11 Temmuz 2014 Cuma

Ölüler ve Periler


                                                       Ölüler ve Periler
Zeynep Ünal’ın Ölüler ve Periler adlı ilk öykü kitabı bu yılın başında Ayizi Kitap Yayınları arasında yayımlandı. Yazarın Mitos Boyut Yayınları arasında yayımlanan Radyo Oyunları kitabını geçtiğimiz yıl edinip göz atmıştım. Serde tiyatroculuk var ya, “acaba sahne oyununa dönüşebilir mi?” diye düşünüp ayrı bir yere koymuştum. Radyo oyunları üstüne düşünmeye zaman bulamadan öyküleriyle çıkageldi öykü vitrinine. Başka bir türde, ama dramatik yazının özelliklerinden yararlandığı ilk okuyuşta kendini gösteren bir öykü dili var Zeynep Ünal’ın.   
Ölüler ve Periler on bir öyküden oluşuyor. Yaşamın içinden an’ları anlatırken bu an’ların gizemini yakalamaya, sıradanın içinde var olan sıra dışılığı okuyucusuna duyumsatmaya çalışıyor. Gizemli kaybolmalar, bilinmeyen hastalıklar, pisi pisine ölümler, geçmişte kalmış günahlar dolaşıyor öykülerde. Bu arada öykülerin bütününe içten içe yayılıyor gündelik yaşama özgü şiddet öğeleri. Polisiye kurgusuna yer verildiğini de söylemek gerekli. Merak öğesini, öykü kişilerindeki değişimleri iyi kullanıyor Zeynep Ünal.
İlk öykü “Devon Misafiri” gerek kurgusuyla, gizemiyle, gerekse anlatımıyla kitabın en güzel öykülerinden biri.

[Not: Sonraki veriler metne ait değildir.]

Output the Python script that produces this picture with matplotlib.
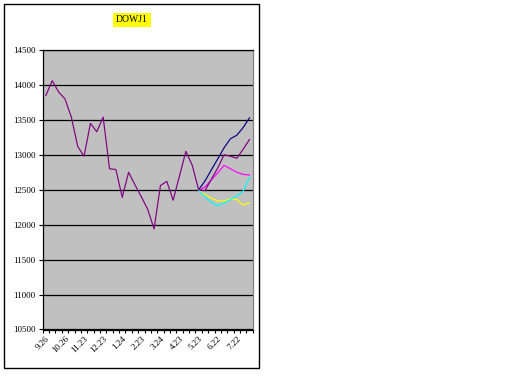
import matplotlib
matplotlib.use('Agg')
import matplotlib.pyplot as plt
import matplotlib.transforms as mtransforms
from matplotlib.patches import Rectangle
import numpy as np

plt.rcParams['font.family'] = ['Liberation Serif', 'DejaVu Serif']

# number of categories on the x axis, labels every 3rd one
n_cat = 33
tick_labels = ['9.26', '10.26', '11.23', '12.23', '1.24', '2.23',
               '3.24', '4.23', '5.23', '6.22', '7.22']

# actual DOW values
dow = [13850, 14060, 13900, 13800, 13540, 13120, 12980, 13450, 13330, 13540,
       12800, 12790, 12390, 12750, 12570, 12400, 12220, 11940, 12560, 12620,
       12350, 12700, 13050, 12850, 12500, 12487, 12650, 12810, 13000, 12980,
       12950, 13080, 13220]

# forecast lines, starting at category 24
fc_start = 24
navy = [12500, 12625, 12785, 12940, 13100, 13230, 13280, 13390, 13530]
magenta = [12490, 12540, 12640, 12740, 12850, 12800, 12750, 12720, 12710]
cyan = [12490, 12400, 12320, 12270, 12310, 12360, 12410, 12480, 12680]
yellow = [12490, 12430, 12380, 12340, 12340, 12370, 12360, 12280, 12310]

fig = plt.figure(figsize=(5.12, 3.84), dpi=100)
ax = fig.add_axes([42.7 / 512, 1 - 329.5 / 384, 210 / 512, 279.5 / 384])
ax.set_facecolor('#C0C0C0')

x = np.arange(n_cat)
fx = np.arange(fc_start, fc_start + len(navy))
ax.plot(fx, navy, color='#000080', lw=0.85)
ax.plot(fx, magenta, color='#FF00FF', lw=0.85)
ax.plot(fx, yellow, color='#FFFF00', lw=0.85)
ax.plot(fx, cyan, color='#00FFFF', lw=0.85)
ax.plot(x[:len(dow)], dow, color='#800080', lw=0.85)

ax.set_xlim(-0.5, n_cat - 0.5)
ax.set_ylim(10500, 14500)
ax.set_yticks(np.arange(10500, 14501, 500))
ax.yaxis.grid(True, color='black', lw=0.9)
ax.set_axisbelow(True)

ax.set_xticks(x[::3][:len(tick_labels)])
ax.set_xticks(np.arange(-0.5, n_cat, 1), minor=True)
ax.set_xticklabels(tick_labels, rotation=45, ha='right', va='top',
                   rotation_mode='anchor', fontsize=6.5)
shift = mtransforms.ScaledTranslation(-5 / 100, -6 / 100, fig.dpi_scale_trans)
for lab in ax.get_xticklabels():
    lab.set_transform(lab.get_transform() + shift)
ax.tick_params(axis='x', which='major', length=0)
ax.tick_params(axis='x', which='minor', length=2, direction='out', width=0.8)
ax.tick_params(axis='y', length=3, width=0.8, labelsize=6.5, pad=2)

for s in ['left', 'bottom', 'top']:
    ax.spines[s].set_color('black')
    ax.spines[s].set_linewidth(0.9)
ax.spines['right'].set_color('#808080')
ax.spines['right'].set_linewidth(0.9)

fig.text(132 / 512, 1 - 20 / 384, 'DOWJ1', ha='center', va='center',
         fontsize=7, bbox=dict(facecolor='#FFFF00', edgecolor='none', pad=2))

fig.patches.append(Rectangle((4 / 512, 1 - 368 / 384), 255 / 512, 364 / 384,
                             fill=False, ec='black', lw=1,
                             transform=fig.transFigure, figure=fig))

fig.savefig('out.png', dpi=100)
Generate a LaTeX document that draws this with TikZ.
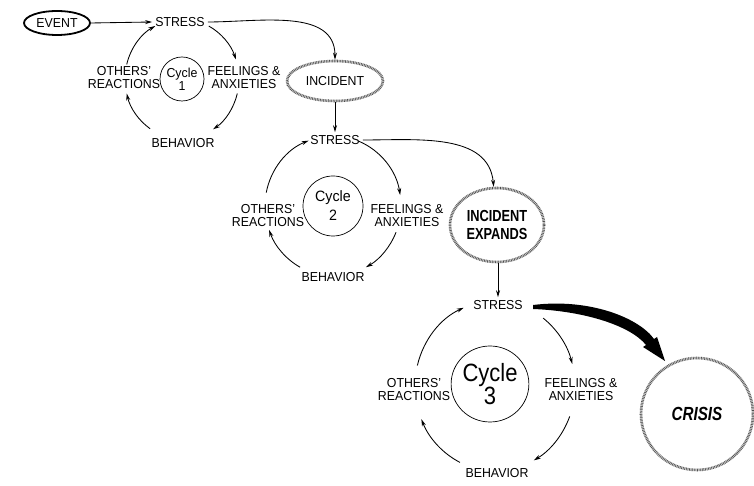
\documentclass[tikz,border=0pt]{standalone}
\usepackage{fontspec}
\setmainfont[FakeStretch=0.95]{Liberation Sans}
\newfontfamily\narrowfam[FakeStretch=0.8]{Liberation Sans}
\usetikzlibrary{shapes.geometric,arrows.meta}
\begin{document}
\begin{tikzpicture}[x=1pt,y=1pt,
  lbl/.style={font=\fontsize{13}{13}\selectfont, align=center, inner sep=3pt},
  arr/.style={line width=0.85pt, -{Stealth[length=7pt,width=4pt]}},
  cyc/.style={draw, ellipse, line width=0.7pt, align=center, inner sep=0pt},
  hatchline/.style={draw=black!18, line width=2.6pt,
    postaction={draw=black!70, line width=2.6pt, dash pattern=on 0.6pt off 1pt}}
]
\useasboundingbox (0,0) rectangle (754,486);

% ---------- Cycle 1 ----------
\node[ellipse, draw, line width=1.8pt, minimum width=66pt, minimum height=24pt,
      inner sep=0pt, font=\fontsize{13}{13}\selectfont] (ev) at (57,463) {EVENT};
\node[lbl] (s1) at (180,464) {STRESS};
\node[cyc, minimum width=44pt, minimum height=44pt, font=\fontsize{13}{13}\selectfont] (c1) at (182,407) {Cycle\\1};
\node[lbl] (o1) at (124,408) {OTHERS'\\REACTIONS};
\node[lbl] (f1) at (244,408) {FEELINGS \&\\ANXIETIES};
\node[lbl] (b1) at (183,343) {BEHAVIOR};

\draw[arr] (ev.east) -- (s1.west);
\draw[arr] (c1.center) ++(166:57pt and 60pt) arc[start angle=166, end angle=118, x radius=57pt, y radius=60pt];
\draw[arr] (c1.center) ++(62:57pt and 60pt) arc[start angle=62, end angle=19, x radius=57pt, y radius=60pt];
\draw[arr] (c1.center) ++(-14:57pt and 60pt) arc[start angle=-14, end angle=-57, x radius=57pt, y radius=60pt];
\draw[arr] (c1.center) ++(-124:57pt and 60pt) arc[start angle=-124, end angle=-166, x radius=57pt, y radius=60pt];

% ---------- Incident ----------
\node[ellipse, hatchline, minimum width=96pt, minimum height=40pt, inner sep=0pt,
      font=\fontsize{13}{13}\selectfont] (inc) at (335,405) {INCIDENT};
\draw[arr] (s1.east) to[out=0, in=90] (inc.north);

% ---------- Cycle 2 ----------
\node[lbl] (s2) at (335,346) {STRESS};
\node[cyc, minimum width=60pt, minimum height=60pt, font=\fontsize{15}{19}\selectfont] (c2) at (333,280) {Cycle\\2};
\node[lbl] (o2) at (268,270) {OTHERS'\\REACTIONS};
\node[lbl] (f2) at (407,270) {FEELINGS \&\\ANXIETIES};
\node[lbl] (b2) at (333,209) {BEHAVIOR};

\draw[arr] (inc.south) -- (s2.north);
\draw[arr] (c2.center) ++(169:68pt and 70pt) arc[start angle=169, end angle=111, x radius=68pt, y radius=70pt];
\draw[arr] (c2.center) ++(68:68pt and 70pt) arc[start angle=68, end angle=9, x radius=68pt, y radius=70pt];
\draw[arr] (c2.center) ++(-22:68pt and 70pt) arc[start angle=-22, end angle=-61, x radius=68pt, y radius=70pt];
\draw[arr] (c2.center) ++(-119:68pt and 70pt) arc[start angle=-119, end angle=-160, x radius=68pt, y radius=70pt];

% ---------- Incident expands ----------
\node[ellipse, hatchline, minimum width=94pt, minimum height=74pt, inner sep=0pt, align=center,
      font=\narrowfam\bfseries\fontsize{16}{18}\selectfont] (ie) at (497,261) {INCIDENT\\EXPANDS};
\draw[arr] (s2.east) to[out=0, in=95] (ie.95);

% ---------- Cycle 3 ----------
\node[lbl] (s3) at (498,181) {STRESS};
\node[cyc, minimum width=66pt, minimum height=76pt, font=\fontsize{25}{23}\selectfont\addfontfeatures{FakeStretch=0.88}] (c3) at (490,102) {Cycle\\3};
\node[lbl] (o3) at (414,96) {OTHERS'\\REACTIONS};
\node[lbl] (f3) at (581,96) {FEELINGS \&\\ANXIETIES};
\node[lbl] (b3) at (497,13) {BEHAVIOR};

\draw[arr] (ie.south -| s3.north) -- (s3.north);
\draw[arr] (495,100) ++(166:80pt and 85pt) arc[start angle=166, end angle=113, x radius=80pt, y radius=85pt];
\draw[arr] (495,100) ++(53:80pt and 85pt) arc[start angle=53, end angle=15, x radius=80pt, y radius=85pt];
\draw[arr] (495,100) ++(-21:80pt and 85pt) arc[start angle=-21, end angle=-61, x radius=80pt, y radius=85pt];
\draw[arr] (495,100) ++(-116:80pt and 85pt) arc[start angle=-116, end angle=-157, x radius=80pt, y radius=85pt];

% ---------- Crisis ----------
\node[circle, hatchline, fill=white, minimum size=112pt, inner sep=0pt,
      font=\narrowfam\bfseries\itshape\fontsize{19}{19}\selectfont] (cr) at (697,72) {CRISIS};

% thick tapered arrow from STRESS to CRISIS
\fill[black] (533,181) .. controls (590,188) and (639,168) .. (654,147)
  -- (657,149) -- (665,125) -- (643,139) -- (646,141)
  .. controls (631,160) and (585,175) .. (533,177) -- cycle;
\end{tikzpicture}
\end{document}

Doğu Ekspresi’nde işlenen bir cinayet, cinayetteki gizeme ortak olan, polisiye roman okuru genç kız… Gündelik yaşamın içinden ayrıntılarla örülü özenli bir anlatım. “Asya Mandası” adlı öykü, kadının yeni doğum yapmış gelinleriyle arasındaki iç gerginliğin öyküsü. “Kabusname” bir medyum öyküsü. “Çıt Çıt’ın Sonu” vapurda sakız çiğneyen bir kadının tuhaf sonuyla yer ediyor okuyucuda. “Annemin Nesi Var?” geçmişin izleriyle gelen psikolojik bir rahatsızlığa odaklanıyor. “Keşke Açmasaydım” ana kız çatışmasıyla kurulu. “Kantitatif Analizler” yurtdışında eğitime devam eden genç kızın, geride kalan erkek arkadaşına yazdığı, yurtdışında yaşadıklarına, geçmiş okul anılarına ve ilginç bir rüyaya yaslanan mektubu. “Ivır Zıvır”, bilgisayarda dedektiflik oyunları oynayan bir genç kızın, mahallede oturan, yalnız yaşayan yaşlı kadının evine gitmesiyle başlar, gizemli olaylar ardı ardına gelecektir.
Bütün öykülerde ayrıntıların seçimi önem taşıyor. Bu ayrıntılar öyküde kurgusal boşluklar bırakmıyor. Özellikle anlatımın gözlemci bir yapıya kavuşmasını sağlıyorlar. Bazen sinematografik anlatıma yaslandığını da söyleyebiliriz sanıyorum, çevre ayrıntılarının kullanımı bu konuda etkili oluyor. Radyo tiyatrosu ve polisiye oyun yazıyor olması öykülerdeki diyalogların etkili olmasını getiriyor.       
            Sade, abartıdan uzak, yalın bir dili var Zeynep Ünal’ın. Günlük konuşma dilini iyi kullanıyor, betimlemeleri yerli yerinde yapıyor. Bazı öykülerde özellikle kullandığı alaysı dile, mizah öğelerine de dikkat çekilmeli.

            İlk kitabıyla öykücülüğümüzde hangi kanaldan yürüyeceğini duyumsatıyor Zeynep Ünal. Gizemli, irkiltici, fantastiğe yaslanan kurgularla ilerleyen grotesk öyküler.